Ленин сказал, что только утром узнал о моем аресте, и принес свои извинения. Вежливо усадив меня, оба лидера большевиков лестно отозвались о моей военной службе и отдали должное моей отваге, а затем в общих чертах обрисовали тот счастливый мир, который они хотят построить в России. Речь их была простой, гладкой и очень красивой. Оказывается, они боролись за счастье простых людей, закабаленных и обездоленных масс. Хотели добиться справедливости для всех. Разве я сама не являюсь представителем трудового класса? Да, конечно. Так почему бы мне не присоединиться к ним и не сотрудничать с их партией во имя счастья угнетенных рабочих и крестьян? Им хотелось привлечь на свою сторону таких крестьянок, как я. Они были в этом глубоко заинтересованы.
– Вы приведете Россию не к счастью, а к гибели, – сказала я.
– Почему же? – удивились они. – Мы стремимся только к добру и справедливости. И народ за нас. Вы сами знаете, что армия идет за нами.

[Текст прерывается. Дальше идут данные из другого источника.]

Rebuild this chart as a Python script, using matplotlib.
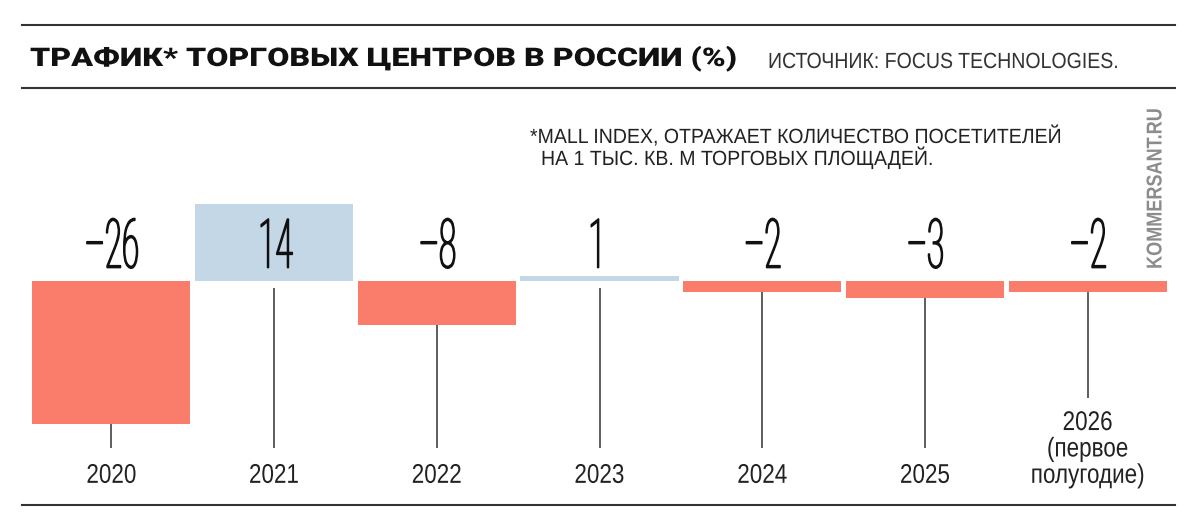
import matplotlib
matplotlib.use('Agg')
import matplotlib.pyplot as plt
from matplotlib.lines import Line2D
from matplotlib.patheffects import AbstractPathEffect
from matplotlib.transforms import Affine2D

# данные
years = ['2020', '2021', '2022', '2023', '2024', '2025', '2026\n(первое\nполугодие)']
values = [-26, 14, -8, 1, -2, -3, -2]

title = 'ТРАФИК* ТОРГОВЫХ ЦЕНТРОВ В РОССИИ (%)'
source = 'ИСТОЧНИК: FOCUS TECHNOLOGIES.'
note_1 = '*MALL INDEX, ОТРАЖАЕТ КОЛИЧЕСТВО ПОСЕТИТЕЛЕЙ'
note_2 = 'НА 1 ТЫС. КВ. М ТОРГОВЫХ ПЛОЩАДЕЙ.'
brand = 'KOMMERSANT.RU'

RED = '#FA7D6C'
BLUE = '#C3D7E7'
LINE = '#333333'
SANS = ['Liberation Sans', 'DejaVu Sans']


class Squeeze(AbstractPathEffect):
    """сжимает/растягивает текст по горизонтали (узкий шрифт)"""

    def __init__(self, sx, anchor='center', stroke=0):
        super().__init__()
        self.sx = sx
        self.anchor = anchor
        self.stroke = stroke

    def draw_path(self, renderer, gc, tpath, affine, rgbFace=None):
        if self.anchor == 'left':
            cx = 0
        else:
            ext = tpath.get_extents()
            cx = (ext.x0 + ext.x1) / 2
        t = Affine2D().translate(-cx, 0).scale(self.sx, 1).translate(cx, 0) + affine
        if self.stroke:
            gc0 = renderer.new_gc()
            gc0.copy_properties(gc)
            gc0.set_linewidth(self.stroke)
            gc0.set_foreground(rgbFace)
            renderer.draw_path(gc0, tpath, t, rgbFace)
            gc0.restore()
        else:
            renderer.draw_path(gc, tpath, t, rgbFace)


W, H = 1200, 531


def fx(px):
    return px / W


def fy(py):
    return 1 - py / H


fig = plt.figure(figsize=(12, 5.31), dpi=100)

# линии шапки и низа
for py in (25, 88, 505):
    fig.add_artist(Line2D([fx(22), fx(1175)], [fy(py), fy(py)], color=LINE, lw=1.5))

fig.text(fx(30), fy(66), title, fontsize=18.5, fontweight='black',
         family=['Roboto', 'Liberation Sans', 'DejaVu Sans'], color='#111111',
         path_effects=[Squeeze(1.25, 'left')])
fig.text(fx(768), fy(68), source, fontsize=15.8, family=SANS, color='#333333',
         path_effects=[Squeeze(0.89, 'left')])

fig.text(fx(530), fy(143), note_1, fontsize=14.8, family=SANS, color='#222222',
         path_effects=[Squeeze(0.95, 'left')])
fig.text(fx(541), fy(165), note_2, fontsize=14.8, family=SANS, color='#222222',
         path_effects=[Squeeze(0.95, 'left')])

fig.text(fx(1156), fy(189), brand, rotation=90, ha='center', va='center',
         fontsize=15.5, fontweight='bold', family=SANS, color='#8C8C8C',
         path_effects=[Squeeze(0.84)])

# столбцы
ax = fig.add_axes([fx(30), 1 - 424 / H, 1139 / W, 220 / H])
ax.set_xlim(-0.5, 6.5)
ax.set_ylim(-26, 14)
ax.axis('off')

xs = list(range(len(values)))
colors = [BLUE if v > 0 else RED for v in values]
ax.bar(xs, values, width=0.972, color=colors, linewidth=0)

for x, v, yr in zip(xs, values, years):
    last = yr.startswith('2026')
    top = v if v < 0 else -1.27
    bottom = -21.3 if last else -30.4
    ax.vlines(x, bottom, top, color=LINE, lw=1.1, clip_on=False)
    ax.text(x, -36.7, yr, ha='center', va='baseline', fontsize=19.5,
            family=SANS, color='#222222', linespacing=1.02, clip_on=False,
            path_effects=[Squeeze(0.83)])
    label = f'–{abs(v)}' if v < 0 else str(v)
    ax.text(x, 2.45, label, ha='center', va='baseline', fontsize=49,
            fontweight='light', family=['Roboto'] + SANS, color='#111111',
            clip_on=False, path_effects=[Squeeze(0.46, stroke=1.2)])

fig.savefig('out.png', dpi=100)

– Я вам скажу почему, – ответила я. – У меня нет никаких возражений против ваших прекрасных планов преобразования России. Но если в теперешней ситуации вы заберете солдат с фронта, то погубите страну, – доказывала я.
– Но мы не хотим войны. Мы собираемся заключить мир, – ответили вожди.
– Как можно заключать мир, отпустив солдат с фронта? Ведь вы уже проводите демобилизацию в армии. Сначала надо заключить мир и уж потом распускать солдат по домам. Я сама хочу мира, но, если бы я была на передовой, ни за что бы не ушла из окопов, пока не подписан мир. То, что вы делаете, погубит Россию.
– Мы отправляем солдат домой потому, что германцы не будут наступать. Они не хотят больше воевать, – был ответ вождей.
Такая позиция в отношении немцев, занимаемая людьми, которые осуществляли теперь управление страной, раздражала меня.